If Involved In A Carjacking Attempt.
If, despite your best attempts to avoid being carjacked it does happen to you, there are a number of things you want to consider. If all the theif wants is your car, and doesn’t try to force you to go along, it may be best to let him have it. Thats one reason you have insurance. But if the carjacker wants to force you to go with him, or you have small children in the car, then you are going to have to fight back. Whatever you do, do not be in the car with the carjacker. If the carjacker is armed, and you are not, then run. Statistics show you have a much better chance of survival that if you get in the car with the carjacker. However, if you are armed, then consider the possibility of resistance.
The first thing you need to know are the laws of the jurisdiction you live in regarding using lethal force in self-defense. In the past, many law enforcement officials discouraged victims, especially women, from resisting attackers.
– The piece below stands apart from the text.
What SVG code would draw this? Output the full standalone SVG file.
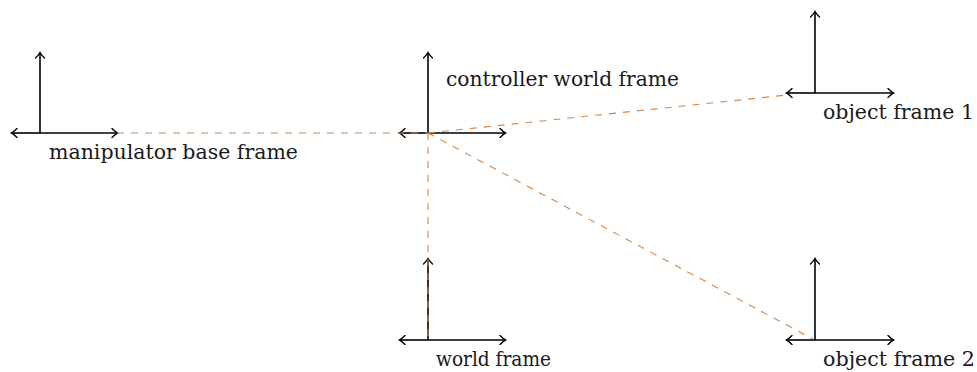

This is no longer the case. Recent studies, documented by Paxton Quigley in her book “Not an Easy Target” show that women who resist do not suffer an increased risk of being seriously hurt or murdered. If you are going to carry a firearm for protection, insure that you get proper training and the proper license. Carrying a firearm in a vehicle requires a certain amount of thought and planning. You need to be able to access the firearm quickly if needed. The Wilderness Safepacker is an excellent design for carrying a firearm in a vehicle.
Carjacking is a serious and increasingly violent crime. Take the precautions necessary to insure you are not one of the statistics.
4 thoughts on “How To Avoid or Survive A Carjacking”
“enter your vehicle as rapidly as you can”- Unless you are absolutely certain you can get inside the car, and lock the doors, before they get to you, don’t try it. They will simply push you inside as you open the door.
Obviously that would be common sense. If you cannot get in your car safely, you should immediately go somewhere else.